Last October, the company made a significant upgrade to its gateway appliance by introducing "gateway-cached volumes." The difference is that in this configuration primary data is stored in the cloud in S3, with frequently accessed data cached locally on DAS, NAS or SAN devices. The idea is that by using the cloud for primary storage, more expensive overall local storage requirements can be cut, while still having low latency access to frequently accessed data.
StorSimple (now owned by Microsoft) is also at the forefront of a push towards this type of "cloud-integrated storage." It provides devices that offer gateway features, like protocol conversion and caching, but also local primary storage. "A key capability is the ability to mount cloud-stored volumes — through application-aware storage — and access only the needed data or objects for an application, rather than having to download a full volume from the cloud to the data center and then restore it — which is what a gateway has to do," says Mark Weiner, director of product marketing for Microsoft.
Mark Peters, an analyst at Enterprise Strategy Group, describes cloud-integrated storage such as StorSimple's like this: "Basically, users can enjoy the benefits of the cloud (economy, data protection, and access to features and functions that they might not otherwise have or afford) while still retaining control of their data and operations.
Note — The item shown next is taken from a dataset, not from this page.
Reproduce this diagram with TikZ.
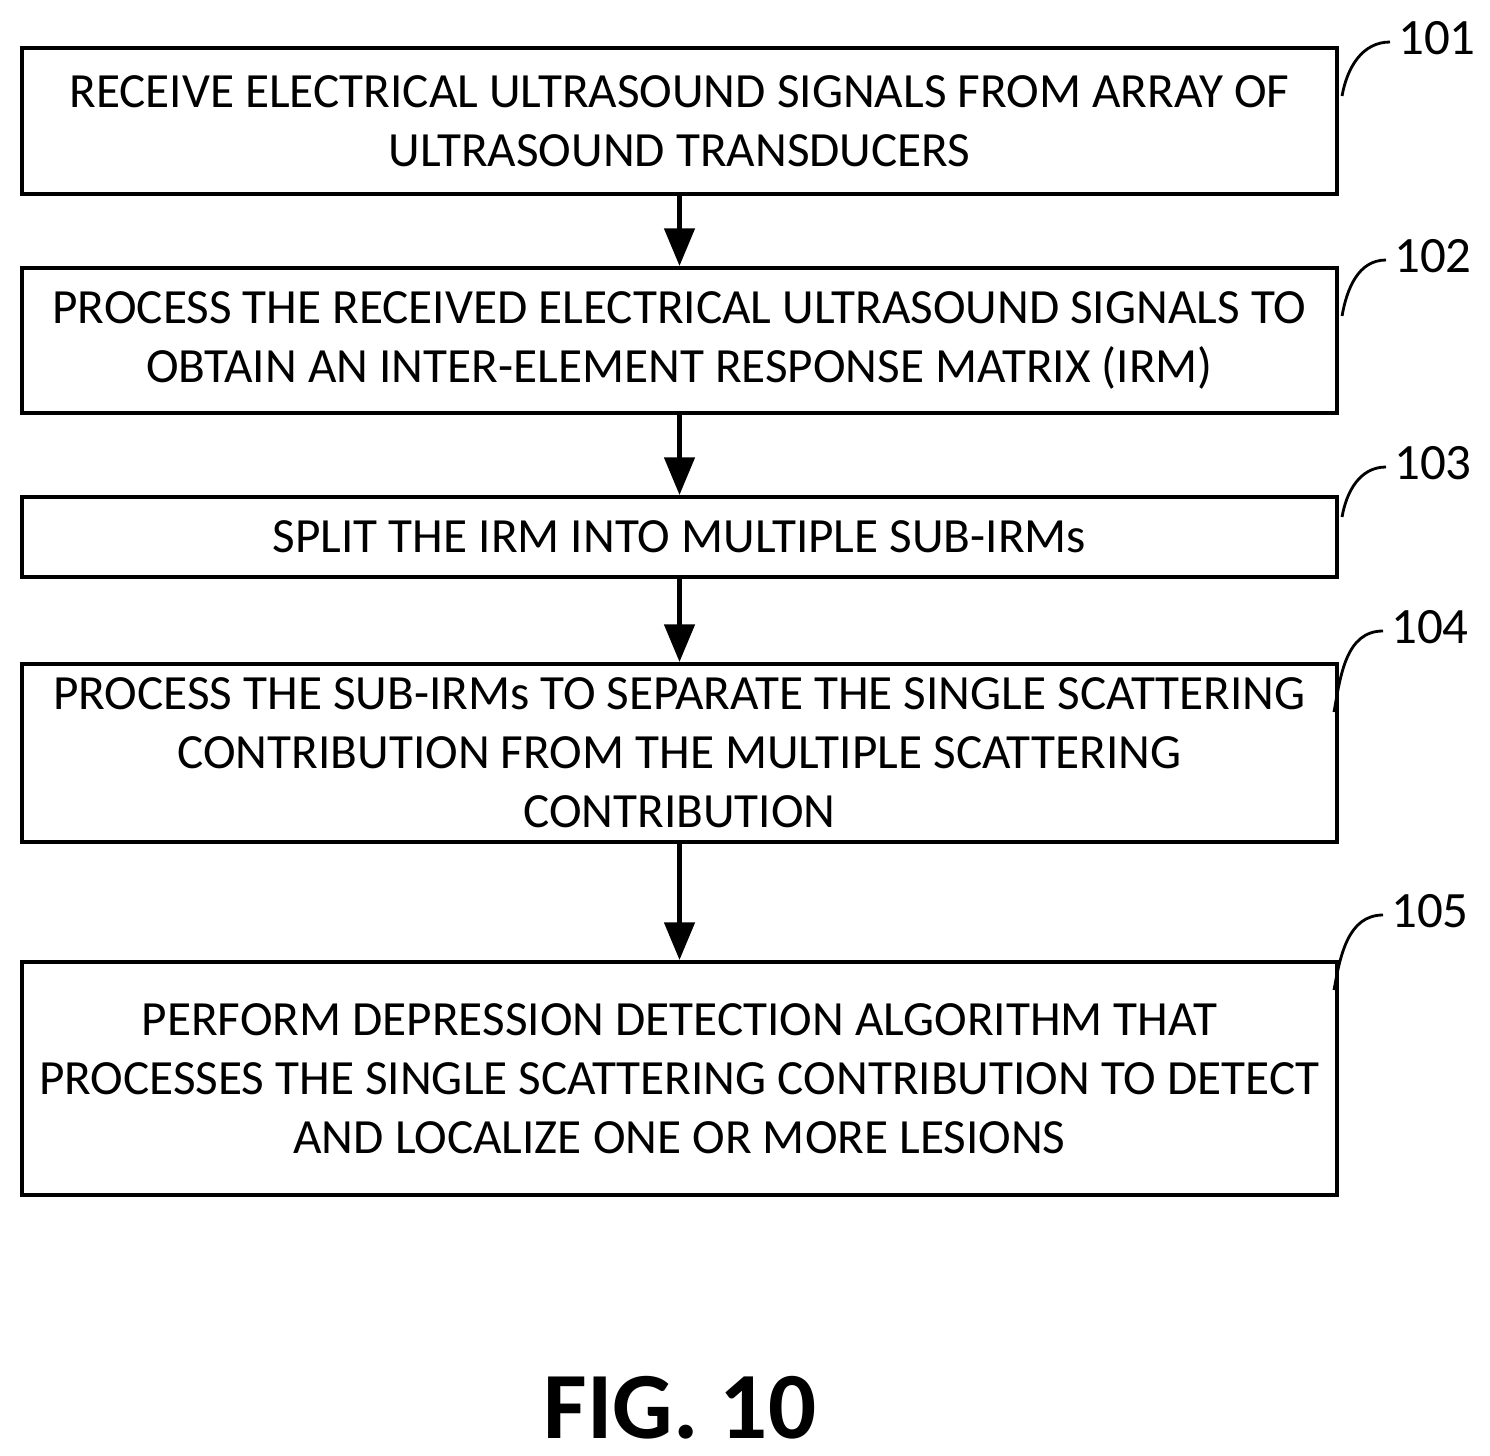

It can be thought of as your own storage that's just on a very long wire (or even multiple wires) from the controller."
It's unlikely that traditional storage vendors will embrace this type of cloud integrated storage, since it does away with the need for many of their products. For the moment, it looks like it will be companies with a stake in cloud storage services — such as Amazon with S3 and Microsoft with Azure — that will drive the market from "simple" storage gateways to more sophisticated cloud integrated storage devices.